H. S. Teoh hsteoh at quickfur.ath.cx
Mon Mar 12 18:58:16 PDT 2012


On Mon, Mar 12, 2012 at 09:17:22PM -0400, Jonathan M Davis wrote:
> On Tuesday, March 13, 2012 01:50:29 Adam D. Ruppe wrote:
> > On Tuesday, 13 March 2012 at 00:25:15 UTC, Jonathan M Davis wrote:
> > > But that's a decision based on your needs as a website developer.
> > > If JS best suits whatever the needs of a particular website
> > > developer are, then they are completely justified in using it,
> > > because 99% of the people out there have it enabled in their
> > > browsers.
> > 
> > If it takes ten seconds to support 100% of the people out there, why
> > not?
> 
> [snip]
> 
> > Now, there *are* cases where you can't do this so easily.
> > If you're stuck on poor PHP I'm sure this is harder than
> > in D too... but really, do you have one of those cases?
> 
> All I'm saying is that if it makes sense for the web developer to use
> javascript given what they're trying to do, it's completely reasonable
> to expect that their users will have javascript enabled (since
> virtually everyone does).
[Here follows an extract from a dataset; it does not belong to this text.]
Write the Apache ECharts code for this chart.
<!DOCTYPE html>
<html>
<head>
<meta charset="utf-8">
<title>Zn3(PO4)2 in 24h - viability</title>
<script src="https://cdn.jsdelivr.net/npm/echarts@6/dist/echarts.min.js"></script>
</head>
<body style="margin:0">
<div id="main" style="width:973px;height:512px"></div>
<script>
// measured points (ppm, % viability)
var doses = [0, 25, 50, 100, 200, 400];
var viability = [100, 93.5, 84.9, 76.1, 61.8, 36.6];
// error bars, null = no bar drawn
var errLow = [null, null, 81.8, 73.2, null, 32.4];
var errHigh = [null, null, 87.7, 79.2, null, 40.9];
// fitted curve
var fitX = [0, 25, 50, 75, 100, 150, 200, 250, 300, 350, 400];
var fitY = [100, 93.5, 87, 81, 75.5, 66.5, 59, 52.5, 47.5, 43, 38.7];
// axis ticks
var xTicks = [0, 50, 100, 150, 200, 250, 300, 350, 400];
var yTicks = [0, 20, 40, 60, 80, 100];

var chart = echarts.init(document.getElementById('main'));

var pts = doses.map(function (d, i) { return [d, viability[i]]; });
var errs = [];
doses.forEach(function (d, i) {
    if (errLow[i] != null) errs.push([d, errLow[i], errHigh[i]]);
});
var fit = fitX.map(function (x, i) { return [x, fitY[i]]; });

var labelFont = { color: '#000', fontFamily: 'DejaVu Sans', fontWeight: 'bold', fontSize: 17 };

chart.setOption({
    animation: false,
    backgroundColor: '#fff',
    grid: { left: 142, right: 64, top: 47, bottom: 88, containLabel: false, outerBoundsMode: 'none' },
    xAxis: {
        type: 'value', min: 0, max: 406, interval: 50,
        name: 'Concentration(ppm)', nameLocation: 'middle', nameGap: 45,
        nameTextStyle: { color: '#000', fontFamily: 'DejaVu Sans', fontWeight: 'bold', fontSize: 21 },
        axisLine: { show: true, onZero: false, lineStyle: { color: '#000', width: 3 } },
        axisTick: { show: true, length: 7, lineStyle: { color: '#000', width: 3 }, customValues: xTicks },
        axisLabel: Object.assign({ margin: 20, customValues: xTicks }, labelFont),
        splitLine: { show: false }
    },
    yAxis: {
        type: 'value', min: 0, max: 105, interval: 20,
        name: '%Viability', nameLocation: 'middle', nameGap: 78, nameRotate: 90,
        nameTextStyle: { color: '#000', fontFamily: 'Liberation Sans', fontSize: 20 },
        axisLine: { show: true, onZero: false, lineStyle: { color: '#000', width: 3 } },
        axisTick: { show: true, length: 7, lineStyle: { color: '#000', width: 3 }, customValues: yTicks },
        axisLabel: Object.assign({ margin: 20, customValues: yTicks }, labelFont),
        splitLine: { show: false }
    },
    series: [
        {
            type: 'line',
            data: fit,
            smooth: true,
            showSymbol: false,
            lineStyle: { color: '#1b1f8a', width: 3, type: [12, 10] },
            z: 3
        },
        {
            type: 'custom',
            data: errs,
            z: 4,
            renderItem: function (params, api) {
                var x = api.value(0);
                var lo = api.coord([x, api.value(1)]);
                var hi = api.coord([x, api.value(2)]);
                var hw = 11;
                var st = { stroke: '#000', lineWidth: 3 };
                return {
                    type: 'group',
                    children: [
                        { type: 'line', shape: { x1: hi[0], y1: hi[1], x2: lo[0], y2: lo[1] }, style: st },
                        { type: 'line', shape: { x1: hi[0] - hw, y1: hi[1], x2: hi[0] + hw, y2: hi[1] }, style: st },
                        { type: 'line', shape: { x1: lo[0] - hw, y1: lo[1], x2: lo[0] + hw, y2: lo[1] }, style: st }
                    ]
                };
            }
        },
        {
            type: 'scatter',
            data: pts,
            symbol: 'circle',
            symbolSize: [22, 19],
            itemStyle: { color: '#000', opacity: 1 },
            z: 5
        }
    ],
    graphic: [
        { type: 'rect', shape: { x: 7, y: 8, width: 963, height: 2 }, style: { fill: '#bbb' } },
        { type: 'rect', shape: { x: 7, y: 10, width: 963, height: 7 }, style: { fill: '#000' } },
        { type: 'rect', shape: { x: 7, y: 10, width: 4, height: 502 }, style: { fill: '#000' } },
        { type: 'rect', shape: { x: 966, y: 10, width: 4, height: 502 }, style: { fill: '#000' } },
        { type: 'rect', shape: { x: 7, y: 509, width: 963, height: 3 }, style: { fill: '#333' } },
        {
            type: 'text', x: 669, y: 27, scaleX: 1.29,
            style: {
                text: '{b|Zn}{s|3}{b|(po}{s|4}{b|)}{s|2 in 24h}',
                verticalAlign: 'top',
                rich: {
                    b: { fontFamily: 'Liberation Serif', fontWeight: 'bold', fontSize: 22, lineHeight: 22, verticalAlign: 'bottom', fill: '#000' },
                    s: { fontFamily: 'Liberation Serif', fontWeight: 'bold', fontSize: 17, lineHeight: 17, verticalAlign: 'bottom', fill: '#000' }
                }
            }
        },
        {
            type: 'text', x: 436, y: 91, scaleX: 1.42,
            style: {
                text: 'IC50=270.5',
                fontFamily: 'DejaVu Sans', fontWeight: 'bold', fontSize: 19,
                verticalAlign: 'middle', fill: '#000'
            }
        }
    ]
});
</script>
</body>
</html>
If there's a better tool for the job which
> is reasonably supported, then all the better. And if it's easy to
> provide a workaround for the lack of JS at minimal effort, then great.
> But given the fact that only a very small percentage of your user base
> is going to have JS disabled, it's not unreasonable to require it and
> not worry about the people who disable it if that's what you want to
> do.
[...]

The complaint is not with using JS when it's *necessary*. It's with
using JS *by default*. It's with using JS just because you can, even
when it's *not needed* at all.

It's like requiring you to have a TV just to make a simple phone call.
Sure, you can do cool stuff like hooking up the remote end's webcam to
the TV and other such fluff like that. But *requiring* all of that for a
*phone call*?  Totally unnecessary, and a totally unreasonable
requirement, even if 95% (or is that 99.9%?) of all households own a TV.
(And for the record, I don't own one, and do not plan to. I know I'm in
the minority.  That doesn't negate the fact that such a requirement is
unreasonable.)

OTOH if you want to *watch a movie*, well, then requiring a TV is
completely reasonable.

The problem today is that JS is the "next cool thing", so everyone is
jumping on the bandwagon, and everything from a single-page personal
website to a list of links to the latest toaster oven requires JS to
work, even when it's not necessary at all. That's the silliness of it
all.


T

-- 
Computers shouldn't beep through the keyhole.